From the first line of the data through the line containing "import seaborn as sns", return each line exactly.

[Plotting code records]
+---+

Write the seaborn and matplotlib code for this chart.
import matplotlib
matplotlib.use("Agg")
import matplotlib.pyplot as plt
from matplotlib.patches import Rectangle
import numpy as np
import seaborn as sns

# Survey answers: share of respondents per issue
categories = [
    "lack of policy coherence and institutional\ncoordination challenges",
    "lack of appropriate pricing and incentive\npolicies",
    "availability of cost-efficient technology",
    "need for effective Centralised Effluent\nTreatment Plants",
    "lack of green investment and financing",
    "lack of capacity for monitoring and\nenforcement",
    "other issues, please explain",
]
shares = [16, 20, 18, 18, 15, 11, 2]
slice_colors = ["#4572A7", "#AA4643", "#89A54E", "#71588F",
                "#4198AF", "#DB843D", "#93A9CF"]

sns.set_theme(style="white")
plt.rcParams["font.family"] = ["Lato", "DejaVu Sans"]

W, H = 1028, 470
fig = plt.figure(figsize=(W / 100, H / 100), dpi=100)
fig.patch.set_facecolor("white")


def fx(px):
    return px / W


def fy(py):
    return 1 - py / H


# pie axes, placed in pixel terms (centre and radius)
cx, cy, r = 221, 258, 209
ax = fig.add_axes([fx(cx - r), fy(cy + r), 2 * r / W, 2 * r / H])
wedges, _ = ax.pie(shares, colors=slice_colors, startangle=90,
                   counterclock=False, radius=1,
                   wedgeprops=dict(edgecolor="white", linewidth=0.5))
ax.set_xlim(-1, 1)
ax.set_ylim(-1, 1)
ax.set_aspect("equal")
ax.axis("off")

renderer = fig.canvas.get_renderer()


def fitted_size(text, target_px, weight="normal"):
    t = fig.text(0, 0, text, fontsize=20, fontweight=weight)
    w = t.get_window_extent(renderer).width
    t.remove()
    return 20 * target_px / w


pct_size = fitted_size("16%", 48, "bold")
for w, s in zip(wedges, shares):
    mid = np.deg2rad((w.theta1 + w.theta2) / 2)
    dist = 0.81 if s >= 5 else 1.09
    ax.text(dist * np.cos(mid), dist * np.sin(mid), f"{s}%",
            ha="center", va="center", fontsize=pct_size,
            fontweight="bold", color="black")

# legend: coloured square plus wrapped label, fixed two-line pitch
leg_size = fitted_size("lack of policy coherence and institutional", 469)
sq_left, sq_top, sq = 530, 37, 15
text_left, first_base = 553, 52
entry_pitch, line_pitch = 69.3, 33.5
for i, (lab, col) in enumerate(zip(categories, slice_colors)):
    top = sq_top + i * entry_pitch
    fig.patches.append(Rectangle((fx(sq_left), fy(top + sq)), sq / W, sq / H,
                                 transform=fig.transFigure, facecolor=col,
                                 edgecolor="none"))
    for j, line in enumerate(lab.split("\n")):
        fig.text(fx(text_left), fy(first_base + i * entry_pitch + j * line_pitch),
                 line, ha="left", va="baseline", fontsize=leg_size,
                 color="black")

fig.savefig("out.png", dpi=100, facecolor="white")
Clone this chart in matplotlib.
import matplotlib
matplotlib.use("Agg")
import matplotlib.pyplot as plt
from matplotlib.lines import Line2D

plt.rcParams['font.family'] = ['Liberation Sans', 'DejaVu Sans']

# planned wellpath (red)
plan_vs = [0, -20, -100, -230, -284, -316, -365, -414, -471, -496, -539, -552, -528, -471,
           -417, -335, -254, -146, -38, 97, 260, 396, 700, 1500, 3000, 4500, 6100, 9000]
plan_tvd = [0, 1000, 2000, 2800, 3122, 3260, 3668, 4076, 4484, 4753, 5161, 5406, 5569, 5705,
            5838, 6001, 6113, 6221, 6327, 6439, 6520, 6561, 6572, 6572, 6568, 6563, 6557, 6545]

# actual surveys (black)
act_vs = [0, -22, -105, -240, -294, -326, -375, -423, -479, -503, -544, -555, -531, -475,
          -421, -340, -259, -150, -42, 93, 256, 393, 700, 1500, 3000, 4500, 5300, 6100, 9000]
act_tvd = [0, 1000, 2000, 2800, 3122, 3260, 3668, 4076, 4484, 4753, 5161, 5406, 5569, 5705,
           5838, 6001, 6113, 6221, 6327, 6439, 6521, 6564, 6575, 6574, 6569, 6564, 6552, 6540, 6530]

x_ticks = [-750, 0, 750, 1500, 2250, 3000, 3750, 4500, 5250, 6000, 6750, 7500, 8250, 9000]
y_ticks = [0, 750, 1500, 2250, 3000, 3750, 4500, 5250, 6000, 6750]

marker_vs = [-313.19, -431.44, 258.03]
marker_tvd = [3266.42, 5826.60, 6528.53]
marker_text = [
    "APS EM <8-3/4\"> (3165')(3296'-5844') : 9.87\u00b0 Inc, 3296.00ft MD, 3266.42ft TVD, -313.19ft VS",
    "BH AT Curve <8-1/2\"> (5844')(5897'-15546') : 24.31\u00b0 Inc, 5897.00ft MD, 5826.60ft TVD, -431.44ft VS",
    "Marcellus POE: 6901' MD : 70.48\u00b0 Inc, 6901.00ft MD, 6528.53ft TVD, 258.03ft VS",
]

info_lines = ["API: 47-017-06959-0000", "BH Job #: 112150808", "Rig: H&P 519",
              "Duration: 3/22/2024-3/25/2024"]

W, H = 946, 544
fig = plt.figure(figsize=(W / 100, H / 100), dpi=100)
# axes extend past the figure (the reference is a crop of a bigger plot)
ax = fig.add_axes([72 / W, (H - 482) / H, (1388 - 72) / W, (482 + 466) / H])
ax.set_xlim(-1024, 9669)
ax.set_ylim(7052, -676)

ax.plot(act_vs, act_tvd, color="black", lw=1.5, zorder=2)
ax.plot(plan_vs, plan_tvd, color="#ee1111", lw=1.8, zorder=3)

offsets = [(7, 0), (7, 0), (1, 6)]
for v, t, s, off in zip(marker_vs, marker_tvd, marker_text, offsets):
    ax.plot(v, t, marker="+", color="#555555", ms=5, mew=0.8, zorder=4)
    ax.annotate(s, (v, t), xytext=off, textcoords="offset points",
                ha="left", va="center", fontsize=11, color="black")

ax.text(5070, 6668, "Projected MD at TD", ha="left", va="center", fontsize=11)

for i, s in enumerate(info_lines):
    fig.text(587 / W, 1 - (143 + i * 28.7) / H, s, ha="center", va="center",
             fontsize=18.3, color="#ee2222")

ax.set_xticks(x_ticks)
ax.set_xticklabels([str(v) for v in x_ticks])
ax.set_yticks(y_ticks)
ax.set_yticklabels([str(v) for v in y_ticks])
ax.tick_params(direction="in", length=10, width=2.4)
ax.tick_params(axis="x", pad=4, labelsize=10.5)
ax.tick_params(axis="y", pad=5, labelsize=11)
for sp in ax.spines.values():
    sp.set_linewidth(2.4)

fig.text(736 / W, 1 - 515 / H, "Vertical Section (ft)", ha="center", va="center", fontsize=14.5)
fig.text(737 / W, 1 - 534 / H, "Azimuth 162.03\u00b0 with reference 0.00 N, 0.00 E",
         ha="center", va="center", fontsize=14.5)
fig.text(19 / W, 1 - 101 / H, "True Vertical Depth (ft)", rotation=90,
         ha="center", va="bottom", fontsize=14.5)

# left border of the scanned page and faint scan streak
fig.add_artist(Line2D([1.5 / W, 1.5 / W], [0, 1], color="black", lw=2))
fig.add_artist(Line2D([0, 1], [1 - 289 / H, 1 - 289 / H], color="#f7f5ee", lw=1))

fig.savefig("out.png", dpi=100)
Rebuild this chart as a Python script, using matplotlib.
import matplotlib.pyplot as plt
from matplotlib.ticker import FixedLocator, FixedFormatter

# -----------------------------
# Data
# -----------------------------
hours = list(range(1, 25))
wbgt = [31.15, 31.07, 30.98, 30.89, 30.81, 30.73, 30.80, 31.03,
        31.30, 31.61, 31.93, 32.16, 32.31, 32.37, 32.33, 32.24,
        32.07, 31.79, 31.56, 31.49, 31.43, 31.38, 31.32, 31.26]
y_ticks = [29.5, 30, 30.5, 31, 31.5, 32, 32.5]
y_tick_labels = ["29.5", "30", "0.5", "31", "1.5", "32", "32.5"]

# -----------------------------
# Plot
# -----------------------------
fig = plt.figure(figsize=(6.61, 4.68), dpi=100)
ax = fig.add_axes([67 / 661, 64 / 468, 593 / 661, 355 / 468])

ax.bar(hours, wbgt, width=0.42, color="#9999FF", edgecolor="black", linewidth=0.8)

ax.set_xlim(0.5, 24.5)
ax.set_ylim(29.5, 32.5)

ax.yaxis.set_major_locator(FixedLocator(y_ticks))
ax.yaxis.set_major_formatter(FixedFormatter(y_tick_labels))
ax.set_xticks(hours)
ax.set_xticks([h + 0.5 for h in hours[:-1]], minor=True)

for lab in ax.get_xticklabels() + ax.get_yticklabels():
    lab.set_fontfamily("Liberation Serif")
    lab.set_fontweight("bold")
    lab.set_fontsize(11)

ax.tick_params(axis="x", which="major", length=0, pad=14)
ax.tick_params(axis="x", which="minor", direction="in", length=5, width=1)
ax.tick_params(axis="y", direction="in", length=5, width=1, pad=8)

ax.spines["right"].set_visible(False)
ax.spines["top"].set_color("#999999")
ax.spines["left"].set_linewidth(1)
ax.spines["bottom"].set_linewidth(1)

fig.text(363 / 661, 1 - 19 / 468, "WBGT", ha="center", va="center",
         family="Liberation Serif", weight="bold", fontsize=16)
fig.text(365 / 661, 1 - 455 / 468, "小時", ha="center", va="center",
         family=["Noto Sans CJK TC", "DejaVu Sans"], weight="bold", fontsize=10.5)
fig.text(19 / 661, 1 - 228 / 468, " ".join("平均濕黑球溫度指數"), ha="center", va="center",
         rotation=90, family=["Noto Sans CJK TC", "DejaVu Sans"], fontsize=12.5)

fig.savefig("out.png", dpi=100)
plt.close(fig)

+---+

▸ **Exercise result**:
Write the seaborn and matplotlib code for this chart.
import matplotlib
matplotlib.use("Agg")
import matplotlib.pyplot as plt
from matplotlib.patches import Rectangle
import numpy as np
import seaborn as sns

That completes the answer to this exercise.